“I absolutely was surprised,” said Edwards, who didn’t know he had been nominated for the award that the Richmond Joint Engineers’ Council will present to him Thursday evening at a banquet at The Jefferson Hotel.
The recognition comes for an automated epinephrine injector invented by Edwards and his brother, Eric. The Edwards brothers and other family members took that idea and went on to found Intelliject, a Richmond based pharmaceutical firm.
Intelliject closed a $25 million licensing deal late last year with drug maker Sanofi-aventis to bring the injector to market. The company of about 25 employees is located in the First Market Bank building in Shockoe Slip.
As surprised as Edwards was about the award, the man who nominated him was not.
“It’s a game-changing device in health care,” said Dave Lohr, executive director of the Virginia Biosciences Center. “It’s a doggone good thing to recognize the young engineers who are being successful.”
Lohr worked closely with Edwards when the company started up as an incubator company in 2004 at the Biosciences Center. Lohr assisted the company in devising strategy and a financial plan and identifying lawyers and other service partners to help set up patents and protect intellectual property.

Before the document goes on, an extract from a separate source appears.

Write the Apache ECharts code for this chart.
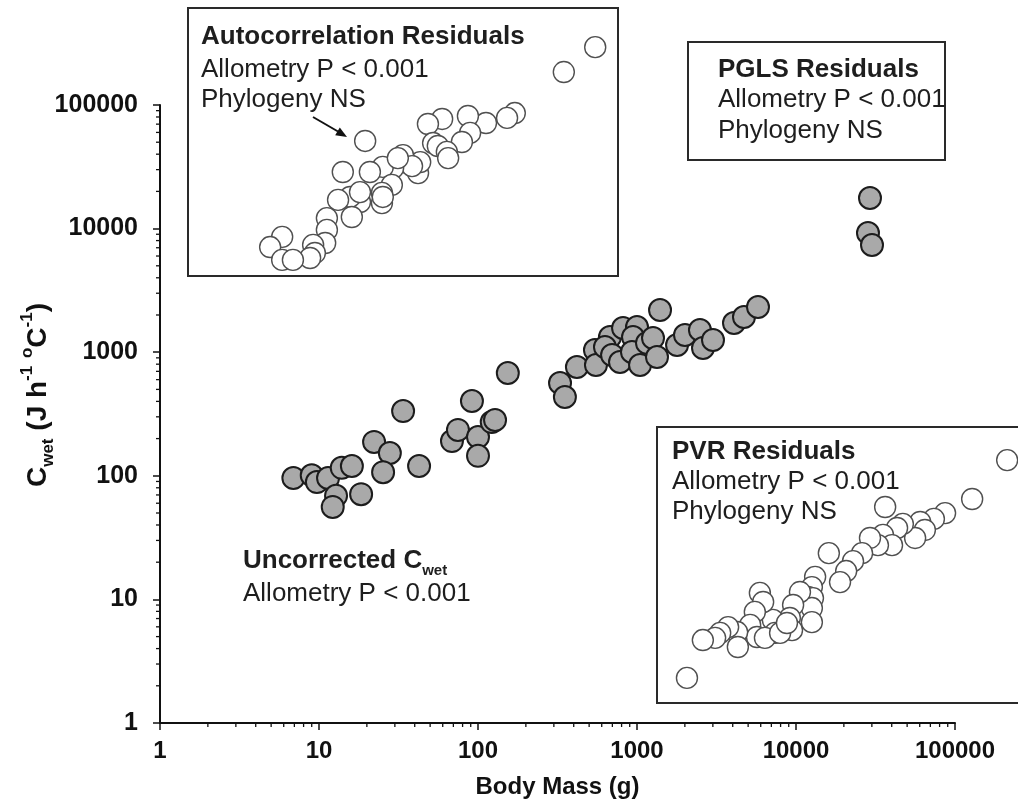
<!DOCTYPE html>
<html>
<head>
<meta charset="utf-8">
<script src="https://cdn.jsdelivr.net/npm/echarts@6/dist/echarts.min.js"></script>
<style>
  html, body { margin: 0; padding: 0; background: #fff; }
  #chart { width: 1018px; height: 807px; }
</style>
</head>
<body>
<div id="chart"></div>
<script>
// ---- Main plot: uncorrected Cwet vs body mass ----
const bodyMass = [6.9, 9.0, 9.7, 11.4, 13.9, 16.1, 12.8, 12.2, 18.4, 22.2, 27.9, 25.3, 33.8, 42.6, 68.6, 74.8, 91.6, 100, 100, 122, 128, 154, 328, 352, 419, 544, 552, 676, 629, 697, 782, 817, 1000, 944, 930, 1045, 1156, 1261, 1336, 1396, 1786, 2004, 2489, 2601, 3006, 4074, 4709, 5768, 29200, 28360, 30060];
const cwet = [96, 101, 89, 96, 116, 120, 69, 56, 71, 188, 153, 107, 334, 120, 191, 235, 403, 206, 145, 272, 283, 679, 563, 434, 759, 1042, 788, 1327, 1102, 949, 833, 1570, 1600, 1327, 1004, 788, 1187, 1303, 915, 2194, 1143, 1377, 1513, 1081, 1256, 1722, 1927, 2321, 17690, 9210, 7370];

// ---- Inset: autocorrelation residuals (relative units 0-100) ----
const autoX = [94.7, 87.4, 76.0, 74.2, 69.3, 65.1, 59.1, 55.8, 65.6, 63.7, 57.0, 58.1, 60.2, 60.5, 53.5, 54.0, 50.9, 50.0, 52.1, 47.7, 45.3, 48.8, 42.3, 36.0, 41.2, 47.4, 45.1, 45.1, 40.0, 37.7, 34.9, 38.1, 32.3, 32.3, 31.9, 29.1, 29.5, 28.4, 21.9, 19.1, 21.9, 24.4, 40.0, 45.3];
const autoY = [85.4, 76.1, 60.8, 59.0, 57.1, 59.7, 58.6, 56.7, 53.4, 50.0, 49.6, 48.5, 46.3, 44.0, 38.4, 42.5, 42.2, 45.1, 41.0, 40.3, 40.7, 44.0, 38.8, 38.8, 50.4, 34.0, 31.0, 27.2, 27.6, 29.5, 28.4, 22.0, 21.6, 17.2, 12.3, 11.6, 8.6, 6.7, 14.6, 10.8, 6.0, 6.0, 31.3, 29.5];

// ---- Inset: PVR residuals (relative units 0-100) ----
const pvrX = [97.0, 87.3, 63.2, 79.8, 76.7, 72.9, 74.2, 71.5, 68.1, 66.5, 62.6, 65.1, 61.2, 59.0, 56.8, 54.3, 52.4, 50.7, 47.6, 43.8, 42.9, 41.8, 43.2, 42.9, 42.9, 39.6, 37.7, 36.8, 37.4, 32.1, 32.7, 28.5, 29.4, 27.1, 25.8, 27.7, 29.9, 22.2, 22.4, 19.7, 17.5, 16.1, 12.7, 8.3, 34.1, 36.0];
const pvrY = [88.0, 73.9, 71.0, 68.8, 66.7, 65.6, 62.7, 59.8, 64.9, 63.4, 60.9, 57.2, 57.2, 59.8, 54.3, 51.4, 47.8, 43.8, 54.3, 45.7, 42.0, 38.4, 38.0, 34.4, 29.3, 40.2, 35.5, 30.8, 26.4, 30.1, 25.4, 39.9, 36.6, 33.0, 28.3, 23.9, 23.6, 25.7, 20.3, 27.5, 25.4, 23.6, 22.8, 9.1, 25.4, 29.0];

// ---- Axis ticks ----
const tickLabels = ['1', '10', '100', '1000', '10000', '100000'];
const minorTicks = [2, 3, 4, 5, 6, 7, 8, 9, 20, 30, 40, 50, 60, 70, 80, 90, 200, 300, 400, 500, 600, 700, 800, 900, 2000, 3000, 4000, 5000, 6000, 7000, 8000, 9000, 20000, 30000, 40000, 50000, 60000, 70000, 80000, 90000];

const zip = (a, b) => a.map((v, i) => [v, b[i]]);

const FONT = '"Liberation Sans", Arial, sans-serif';
const NARROW = '"Liberation Sans Narrow", "Liberation Sans", Arial, sans-serif';
const TXT = '#1e1e1e';

const chart = echarts.init(document.getElementById('chart'), null, { renderer: 'canvas' });

function textEl(x, y, str, bold, size) {
  return {
    type: 'text', x: x, y: y, z: 10,
    style: {
      text: str, fill: TXT,
      font: (bold ? 'bold ' : '') + (size || 26) + 'px ' + FONT,
      align: 'left', verticalAlign: 'middle',
      textAlign: 'left', textVerticalAlign: 'middle'
    }
  };
}

const option = {
  backgroundColor: '#fff',
  animation: false,
  grid: [
    { left: 160, top: 105, width: 795, height: 618 },
    { left: 188, top: 8, width: 430, height: 268 },
    { left: 657, top: 427, width: 361, height: 276 }
  ],
  xAxis: [
    {
      type: 'log', logBase: 10, min: 1, max: 100000, gridIndex: 0,
      axisLine: { show: true, onZero: false, lineStyle: { color: '#111', width: 2 } },
      axisTick: { show: true, inside: false, length: 7, lineStyle: { color: '#111', width: 1.5 } },
      splitLine: { show: false },
      axisLabel: {
        color: '#111', fontWeight: 'bold', fontSize: 24, margin: 16, fontFamily: NARROW,
        formatter: (v) => tickLabels[Math.round(Math.log10(v))]
      },
      name: 'Body Mass (g)', nameLocation: 'middle', nameGap: 52,
      nameTextStyle: { color: '#111', fontWeight: 'bold', fontSize: 24, fontFamily: NARROW }
    },
    { type: 'value', min: 0, max: 100, gridIndex: 1, show: false },
    { type: 'value', min: 0, max: 100, gridIndex: 2, show: false }
  ],
  yAxis: [
    {
      type: 'log', logBase: 10, min: 1, max: 100000, gridIndex: 0,
      axisLine: { show: true, onZero: false, lineStyle: { color: '#111', width: 2 } },
      axisTick: { show: true, inside: false, length: 7, lineStyle: { color: '#111', width: 1.5 } },
      splitLine: { show: false },
      axisLabel: {
        color: '#111', fontWeight: 'bold', fontSize: 25, margin: 22, fontFamily: FONT,
        formatter: (v) => tickLabels[Math.round(Math.log10(v))]
      }
    },
    { type: 'value', min: 0, max: 100, gridIndex: 1, show: false },
    { type: 'value', min: 0, max: 100, gridIndex: 2, show: false }
  ],
  series: [
    {
      type: 'custom', xAxisIndex: 0, yAxisIndex: 0, clip: false, silent: true,
      data: minorTicks.map(v => [v, 1]),
      renderItem: function (params, api) {
        const p = api.coord([api.value(0), 1]);
        return { type: 'line', shape: { x1: p[0], y1: p[1], x2: p[0], y2: p[1] + 4 }, style: { stroke: '#111', lineWidth: 1.3 } };
      }
    },
    {
      type: 'custom', xAxisIndex: 0, yAxisIndex: 0, clip: false, silent: true,
      data: minorTicks.map(v => [1, v]),
      renderItem: function (params, api) {
        const p = api.coord([1, api.value(1)]);
        return { type: 'line', shape: { x1: p[0], y1: p[1], x2: p[0] - 4, y2: p[1] }, style: { stroke: '#111', lineWidth: 1.3 } };
      }
    },
    {
      type: 'scatter', xAxisIndex: 0, yAxisIndex: 0, clip: false,
      symbol: 'circle', symbolSize: 22,
      itemStyle: { color: '#a9a9a9', borderColor: '#1c1c1c', borderWidth: 2, opacity: 1 },
      data: zip(bodyMass, cwet)
    },
    {
      type: 'scatter', xAxisIndex: 1, yAxisIndex: 1, clip: false,
      symbol: 'circle', symbolSize: 21,
      itemStyle: { color: '#ffffff', borderColor: '#505050', borderWidth: 1.4, opacity: 1 },
      data: zip(autoX, autoY)
    },
    {
      type: 'scatter', xAxisIndex: 2, yAxisIndex: 2, clip: false,
      symbol: 'circle', symbolSize: 21,
      itemStyle: { color: '#ffffff', borderColor: '#505050', borderWidth: 1.4, opacity: 1 },
      data: zip(pvrX, pvrY)
    }
  ],
  graphic: [
    // inset boxes
    { type: 'rect', shape: { x: 188, y: 8, width: 430, height: 268 }, style: { fill: 'none', stroke: '#2a2a2a', lineWidth: 2 }, z: 1 },
    { type: 'rect', shape: { x: 688, y: 42, width: 257, height: 118 }, style: { fill: 'none', stroke: '#2a2a2a', lineWidth: 2 }, z: 1 },
    { type: 'rect', shape: { x: 657, y: 427, width: 400, height: 276 }, style: { fill: 'none', stroke: '#2a2a2a', lineWidth: 2 }, z: 1 },
    // autocorrelation text
    textEl(201, 37, 'Autocorrelation Residuals', true),
    textEl(201, 70, 'Allometry P < 0.001', false),
    textEl(201, 100, 'Phylogeny NS', false),
    // arrow
    { type: 'line', shape: { x1: 313, y1: 117, x2: 338, y2: 131.5 }, style: { stroke: '#111', lineWidth: 2 }, z: 10 },
    { type: 'polygon', shape: { points: [[347, 137], [335.2, 135.3], [339.8, 127.5]] }, style: { fill: '#111' }, z: 10 },
    // PGLS
    textEl(718, 70, 'PGLS Residuals', true),
    textEl(718, 100, 'Allometry P < 0.001', false),
    textEl(718, 131, 'Phylogeny NS', false),
    // PVR
    textEl(672, 452, 'PVR Residuals', true),
    textEl(672, 482, 'Allometry P < 0.001', false),
    textEl(672, 512, 'Phylogeny NS', false),
    // uncorrected
    {
      type: 'text', x: 243, y: 561, z: 10,
      style: {
        text: '{b|Uncorrected C}{s|wet}', align: 'left', verticalAlign: 'middle', textAlign: 'left', textVerticalAlign: 'middle',
        rich: {
          b: { fill: TXT, color: TXT, fontWeight: 'bold', fontSize: 26, fontFamily: FONT, lineHeight: 34 },
          s: { fill: TXT, color: TXT, fontWeight: 'bold', fontSize: 15, fontFamily: FONT, lineHeight: 15, verticalAlign: 'bottom' }
        }
      }
    },
    textEl(243, 594, 'Allometry P < 0.001', false),
    // y axis title
    {
      type: 'text', x: 38, y: 395, rotation: Math.PI / 2, z: 10,
      style: {
        text: '{m|C}{s|wet}{m| (J h}{p|-1}{m| }{p|o}{m|C}{p|-1}{m|)}',
        align: 'center', verticalAlign: 'middle', textAlign: 'center', textVerticalAlign: 'middle',
        rich: {
          m: { fill: '#111', color: '#111', fontWeight: 'bold', fontSize: 28, fontFamily: FONT, lineHeight: 38 },
          s: { fill: '#111', color: '#111', fontWeight: 'bold', fontSize: 17, fontFamily: FONT, lineHeight: 17, verticalAlign: 'bottom' },
          p: { fill: '#111', color: '#111', fontWeight: 'bold', fontSize: 17, fontFamily: FONT, lineHeight: 17, verticalAlign: 'top' }
        }
      }
    }
  ]
};

chart.setOption(option);
</script>
</body>
</html>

Lohr said he nominated Evan Edwards because he is an engineer with a degree from the University of Virginia. His brother Eric is in the process of becoming a medical doctor through Virginia Commonwealth University.

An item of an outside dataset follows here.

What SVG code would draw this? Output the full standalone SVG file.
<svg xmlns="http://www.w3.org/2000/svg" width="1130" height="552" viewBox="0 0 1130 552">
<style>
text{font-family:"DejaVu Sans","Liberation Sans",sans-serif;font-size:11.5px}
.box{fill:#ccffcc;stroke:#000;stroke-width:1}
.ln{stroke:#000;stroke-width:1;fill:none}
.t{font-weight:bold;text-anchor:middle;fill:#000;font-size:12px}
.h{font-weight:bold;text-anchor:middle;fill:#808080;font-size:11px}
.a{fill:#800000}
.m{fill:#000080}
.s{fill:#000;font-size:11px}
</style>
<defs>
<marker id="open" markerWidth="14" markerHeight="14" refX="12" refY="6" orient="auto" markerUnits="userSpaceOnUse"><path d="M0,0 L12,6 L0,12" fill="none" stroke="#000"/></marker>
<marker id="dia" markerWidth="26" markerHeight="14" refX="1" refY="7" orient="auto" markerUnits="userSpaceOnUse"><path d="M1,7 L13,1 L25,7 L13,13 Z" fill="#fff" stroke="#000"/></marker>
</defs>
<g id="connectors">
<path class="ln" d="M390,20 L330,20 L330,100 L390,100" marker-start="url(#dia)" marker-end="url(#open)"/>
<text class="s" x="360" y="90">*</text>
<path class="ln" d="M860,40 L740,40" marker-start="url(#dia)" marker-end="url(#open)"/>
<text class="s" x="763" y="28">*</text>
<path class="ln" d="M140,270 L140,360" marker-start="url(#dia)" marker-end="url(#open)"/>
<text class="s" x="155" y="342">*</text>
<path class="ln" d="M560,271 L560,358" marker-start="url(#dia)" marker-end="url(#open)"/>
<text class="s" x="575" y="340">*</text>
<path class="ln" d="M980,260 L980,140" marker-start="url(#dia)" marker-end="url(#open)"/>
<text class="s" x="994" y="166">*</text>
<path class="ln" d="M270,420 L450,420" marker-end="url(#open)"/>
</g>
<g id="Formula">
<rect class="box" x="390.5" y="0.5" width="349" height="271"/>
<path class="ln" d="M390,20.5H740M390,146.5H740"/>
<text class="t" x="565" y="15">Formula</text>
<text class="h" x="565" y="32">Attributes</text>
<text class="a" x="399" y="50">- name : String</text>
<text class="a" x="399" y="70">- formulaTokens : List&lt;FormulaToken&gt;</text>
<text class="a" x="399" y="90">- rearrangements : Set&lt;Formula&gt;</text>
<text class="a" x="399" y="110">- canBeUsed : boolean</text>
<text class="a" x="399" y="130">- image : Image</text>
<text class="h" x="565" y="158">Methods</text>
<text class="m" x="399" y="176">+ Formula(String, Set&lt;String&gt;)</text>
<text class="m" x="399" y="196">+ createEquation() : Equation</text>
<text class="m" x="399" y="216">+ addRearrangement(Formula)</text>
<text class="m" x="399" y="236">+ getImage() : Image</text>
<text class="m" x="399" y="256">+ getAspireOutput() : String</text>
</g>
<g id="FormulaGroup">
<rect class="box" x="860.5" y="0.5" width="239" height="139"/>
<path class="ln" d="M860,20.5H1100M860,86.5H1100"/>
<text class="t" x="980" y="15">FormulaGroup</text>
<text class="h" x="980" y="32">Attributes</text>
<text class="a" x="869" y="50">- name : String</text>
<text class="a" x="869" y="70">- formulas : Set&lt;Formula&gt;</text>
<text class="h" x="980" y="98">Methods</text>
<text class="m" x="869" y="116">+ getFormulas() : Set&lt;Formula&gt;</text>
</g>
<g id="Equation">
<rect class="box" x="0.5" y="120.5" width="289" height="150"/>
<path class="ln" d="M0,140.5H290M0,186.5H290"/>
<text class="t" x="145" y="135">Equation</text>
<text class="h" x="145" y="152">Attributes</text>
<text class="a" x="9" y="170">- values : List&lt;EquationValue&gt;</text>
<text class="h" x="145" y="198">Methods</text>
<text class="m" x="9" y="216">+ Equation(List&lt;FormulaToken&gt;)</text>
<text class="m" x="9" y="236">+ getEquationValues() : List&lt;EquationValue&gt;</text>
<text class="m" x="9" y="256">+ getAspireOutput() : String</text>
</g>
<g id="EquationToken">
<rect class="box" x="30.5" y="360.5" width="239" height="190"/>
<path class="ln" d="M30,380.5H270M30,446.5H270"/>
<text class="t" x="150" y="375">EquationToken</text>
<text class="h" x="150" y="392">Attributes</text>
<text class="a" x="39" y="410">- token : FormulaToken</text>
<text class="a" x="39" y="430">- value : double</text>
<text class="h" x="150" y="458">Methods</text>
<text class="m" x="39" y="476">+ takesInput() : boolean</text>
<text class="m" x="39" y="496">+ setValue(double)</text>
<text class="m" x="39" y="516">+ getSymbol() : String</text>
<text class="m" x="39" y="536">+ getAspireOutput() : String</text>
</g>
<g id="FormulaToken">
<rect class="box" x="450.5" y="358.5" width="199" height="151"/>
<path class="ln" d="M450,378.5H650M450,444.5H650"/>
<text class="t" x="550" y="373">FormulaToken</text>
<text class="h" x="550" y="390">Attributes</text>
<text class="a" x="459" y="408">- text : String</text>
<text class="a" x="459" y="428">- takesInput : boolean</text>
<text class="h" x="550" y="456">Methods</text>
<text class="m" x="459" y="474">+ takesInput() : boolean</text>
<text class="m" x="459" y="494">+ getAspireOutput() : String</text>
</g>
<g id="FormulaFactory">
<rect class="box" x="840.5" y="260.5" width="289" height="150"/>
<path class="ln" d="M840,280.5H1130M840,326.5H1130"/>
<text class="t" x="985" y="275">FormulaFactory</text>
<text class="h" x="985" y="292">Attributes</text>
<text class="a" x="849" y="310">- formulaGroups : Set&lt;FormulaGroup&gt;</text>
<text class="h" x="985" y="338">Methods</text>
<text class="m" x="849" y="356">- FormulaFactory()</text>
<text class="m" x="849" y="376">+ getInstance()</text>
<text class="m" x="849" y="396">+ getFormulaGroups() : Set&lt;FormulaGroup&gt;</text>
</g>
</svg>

Jim Watson, the chairman of the Richmond Joint Engineers’ Council, issued this statement about the award:
“Although design of public and private infrastructure projects still is a major and important component of the work engineers do to promote a better quality of life, the award to Mr. Edwards not only recognizes his significant achievements but also recognizes the efforts of many engineers who often transcend engineering fields.”
The Edwardses grew up in Chesterfield County and attended high school at Monacan. They will turn 30 on Monday, Evan Edwards said.
Asked whether it felt awkward not to have his brother share in the award, Edwards said, “Yeah, we’ve always been paired as identical twins in everything we did. If there was an award for scientist of the year, he would get it in my eyes.”
Evan said his brother came up with the idea for the mechanical voice in the injector system they created. Both Evan and Eric have anaphylaxis – severe allergic reactions to insect bites and certain foods.
They were looking for a better emergency injection device than the bulky kind they had to use when they were younger. What they came up with was an epinephrine injector that is about the size of a credit card that has a voice chip that gives directions on how to deliver the shot.
“We’re really active in fulfilling our obligations to approval,” Edwards said. “I don’t think we’ll totally feel like it’s a success until then.”